= Objective =
Quote the listing in full, exactly as given, minus any pictures.

== == ==

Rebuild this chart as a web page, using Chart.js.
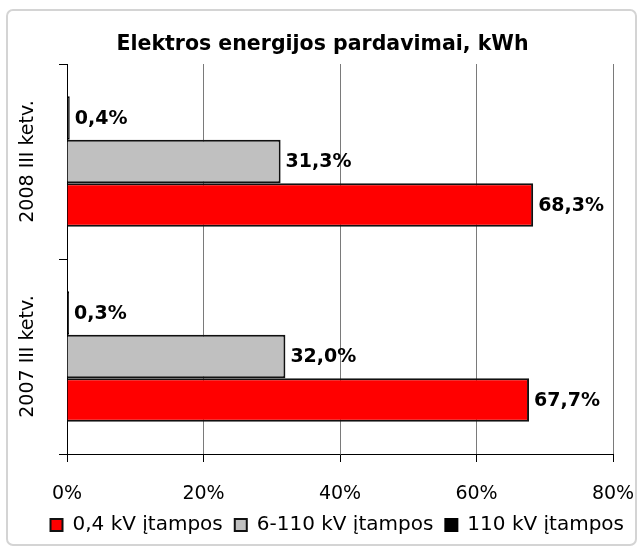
<!DOCTYPE html>
<html>
<head>
<meta charset="utf-8">
<script src="https://cdn.jsdelivr.net/npm/chart.js@4.4.1/dist/chart.umd.min.js"></script>
<style>
html,body{margin:0;padding:0;background:#fff;}
canvas{display:block;}
</style>
</head>
<body>
<canvas id="c" width="639" height="548"></canvas>
<script>
const categories = ['2008 III ketv.', '2007 III ketv.'];
const seriesNames = ['110 kV įtampos', '6-110 kV įtampos', '0,4 kV įtampos'];
const values110 = [0.4, 0.3];
const values6_110 = [31.3, 32.0];
const values04 = [68.3, 67.7];
const xTicks = [0, 20, 40, 60, 80];
const titleText = 'Elektros energijos pardavimai, kWh';

const FONT = "'DejaVu Sans', sans-serif";

const frame = {
  id: 'frame',
  beforeDraw(chart) {
    const ctx = chart.ctx;
    ctx.save();
    ctx.fillStyle = '#fff';
    ctx.fillRect(0, 0, chart.width, chart.height);
    ctx.strokeStyle = '#d4d4d4';
    ctx.lineWidth = 2;
    ctx.beginPath();
    ctx.roundRect(7, 10, 629, 535, 6);
    ctx.stroke();
    ctx.restore();
  }
};

const catLabels = {
  id: 'catLabels',
  afterDraw(chart) {
    const ctx = chart.ctx;
    const y = chart.scales.y;
    ctx.save();
    ctx.fillStyle = '#000';
    ctx.font = "19px " + FONT;
    ctx.textAlign = 'center';
    ctx.textBaseline = 'middle';
    categories.forEach((c, i) => {
      const py = y.getPixelForTick(i);
      ctx.save();
      ctx.translate(28, py);
      ctx.rotate(-Math.PI / 2);
      ctx.fillText(c, 0, 0);
      ctx.restore();
    });
    ctx.restore();
  }
};

const dataLabels = {
  id: 'dataLabels',
  afterDatasetsDraw(chart) {
    const ctx = chart.ctx;
    ctx.save();
    ctx.fillStyle = '#000';
    ctx.font = "bold 19px " + FONT;
    ctx.textAlign = 'left';
    ctx.textBaseline = 'middle';
    chart.data.datasets.forEach((ds, di) => {
      const meta = chart.getDatasetMeta(di);
      meta.data.forEach((el, i) => {
        const v = ds.data[i];
        const txt = v.toFixed(1).replace('.', ',') + '%';
        ctx.fillText(txt, el.x + 5, el.y + 1);
      });
    });
    ctx.restore();
  }
};

new Chart(document.getElementById('c'), {
  type: 'bar',
  data: {
    labels: categories,
    datasets: [
      { label: seriesNames[0], data: values110, backgroundColor: '#000000', borderColor: '#000000', borderWidth: 2 },
      { label: seriesNames[1], data: values6_110, backgroundColor: '#c0c0c0', borderColor: '#111111', borderWidth: 2 },
      { label: seriesNames[2], data: values04, backgroundColor: '#ff0000', borderColor: '#111111', borderWidth: 2 }
    ]
  },
  options: {
    indexAxis: 'y',
    responsive: false,
    animation: false,
    devicePixelRatio: 1,
    categoryPercentage: 0.67,
    barPercentage: 1.0,
    layout: { padding: { left: 9, right: 3, top: 0, bottom: 3 } },
    plugins: {
      title: {
        display: true,
        text: titleText,
        color: '#000',
        font: { family: FONT, size: 20.5, weight: 'bold' },
        padding: { top: 32.7, bottom: 6.7 }
      },
      legend: {
        display: true,
        position: 'bottom',
        align: 'end',
        reverse: true,
        labels: {
          color: '#000',
          font: { family: FONT, size: 20 },
          boxWidth: 12,
          boxHeight: 12,
          padding: 12
        }
      },
      tooltip: { enabled: false }
    },
    scales: {
      x: {
        min: 0,
        max: 80,
        afterBuildTicks(scale) { scale.ticks = xTicks.map(v => ({ value: v })); },
        afterFit(scale) { scale.height = 49; scale.paddingLeft = 0; scale.paddingRight = 26; },
        ticks: {
          color: '#000',
          font: { family: FONT, size: 19 },
          padding: 21,
          callback: v => v + '%'
        },
        grid: { color: '#7a7a7a', lineWidth: 1, drawTicks: true, tickLength: 8, tickColor: '#000' },
        border: { color: '#000', width: 1 }
      },
      y: {
        afterFit(scale) { scale.width = 58; },
        ticks: { display: false },
        grid: { drawOnChartArea: false, drawTicks: true, tickLength: 8, color: '#000', offset: true },
        border: { color: '#000', width: 1 }
      }
    }
  },
  plugins: [frame, catLabels, dataLabels]
});
</script>
</body>
</html>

== == ==

= Response =
Rebuild this chart as a web page, using Chart.js.
<!DOCTYPE html>
<html>
<head>
<meta charset="utf-8">
<script src="https://cdn.jsdelivr.net/npm/chart.js@4.4.1/dist/chart.umd.min.js"></script>
<style>
html,body{margin:0;padding:0;background:#fff;}
canvas{display:block;}
</style>
</head>
<body>
<canvas id="c" width="639" height="548"></canvas>
<script>
const categories = ['2008 III ketv.', '2007 III ketv.'];
const seriesNames = ['110 kV įtampos', '6-110 kV įtampos', '0,4 kV įtampos'];
const values110 = [0.4, 0.3];
const values6_110 = [31.3, 32.0];
const values04 = [68.3, 67.7];
const xTicks = [0, 20, 40, 60, 80];
const titleText = 'Elektros energijos pardavimai, kWh';

const FONT = "'DejaVu Sans', sans-serif";

const frame = {
  id: 'frame',
  beforeDraw(chart) {
    const ctx = chart.ctx;
    ctx.save();
    ctx.fillStyle = '#fff';
    ctx.fillRect(0, 0, chart.width, chart.height);
    ctx.strokeStyle = '#d4d4d4';
    ctx.lineWidth = 2;
    ctx.beginPath();
    ctx.roundRect(7, 10, 629, 535, 6);
    ctx.stroke();
    ctx.restore();
  }
};

const catLabels = {
  id: 'catLabels',
  afterDraw(chart) {
    const ctx = chart.ctx;
    const y = chart.scales.y;
    ctx.save();
    ctx.fillStyle = '#000';
    ctx.font = "19px " + FONT;
    ctx.textAlign = 'center';
    ctx.textBaseline = 'middle';
    categories.forEach((c, i) => {
      const py = y.getPixelForTick(i);
      ctx.save();
      ctx.translate(28, py);
      ctx.rotate(-Math.PI / 2);
      ctx.fillText(c, 0, 0);
      ctx.restore();
    });
    ctx.restore();
  }
};

const dataLabels = {
  id: 'dataLabels',
  afterDatasetsDraw(chart) {
    const ctx = chart.ctx;
    ctx.save();
    ctx.fillStyle = '#000';
    ctx.font = "bold 19px " + FONT;
    ctx.textAlign = 'left';
    ctx.textBaseline = 'middle';
    chart.data.datasets.forEach((ds, di) => {
      const meta = chart.getDatasetMeta(di);
      meta.data.forEach((el, i) => {
        const v = ds.data[i];
        const txt = v.toFixed(1).replace('.', ',') + '%';
        ctx.fillText(txt, el.x + 5, el.y + 1);
      });
    });
    ctx.restore();
  }
};

new Chart(document.getElementById('c'), {
  type: 'bar',
  data: {
    labels: categories,
    datasets: [
      { label: seriesNames[0], data: values110, backgroundColor: '#000000', borderColor: '#000000', borderWidth: 2 },
      { label: seriesNames[1], data: values6_110, backgroundColor: '#c0c0c0', borderColor: '#111111', borderWidth: 2 },
      { label: seriesNames[2], data: values04, backgroundColor: '#ff0000', borderColor: '#111111', borderWidth: 2 }
    ]
  },
  options: {
    indexAxis: 'y',
    responsive: false,
    animation: false,
    devicePixelRatio: 1,
    categoryPercentage: 0.67,
    barPercentage: 1.0,
    layout: { padding: { left: 9, right: 3, top: 0, bottom: 3 } },
    plugins: {
      title: {
        display: true,
        text: titleText,
        color: '#000',
        font: { family: FONT, size: 20.5, weight: 'bold' },
        padding: { top: 32.7, bottom: 6.7 }
      },
      legend: {
        display: true,
        position: 'bottom',
        align: 'end',
        reverse: true,
        labels: {
          color: '#000',
          font: { family: FONT, size: 20 },
          boxWidth: 12,
          boxHeight: 12,
          padding: 12
        }
      },
      tooltip: { enabled: false }
    },
    scales: {
      x: {
        min: 0,
        max: 80,
        afterBuildTicks(scale) { scale.ticks = xTicks.map(v => ({ value: v })); },
        afterFit(scale) { scale.height = 49; scale.paddingLeft = 0; scale.paddingRight = 26; },
        ticks: {
          color: '#000',
          font: { family: FONT, size: 19 },
          padding: 21,
          callback: v => v + '%'
        },
        grid: { color: '#7a7a7a', lineWidth: 1, drawTicks: true, tickLength: 8, tickColor: '#000' },
        border: { color: '#000', width: 1 }
      },
      y: {
        afterFit(scale) { scale.width = 58; },
        ticks: { display: false },
        grid: { drawOnChartArea: false, drawTicks: true, tickLength: 8, color: '#000', offset: true },
        border: { color: '#000', width: 1 }
      }
    }
  },
  plugins: [frame, catLabels, dataLabels]
});
</script>
</body>
</html>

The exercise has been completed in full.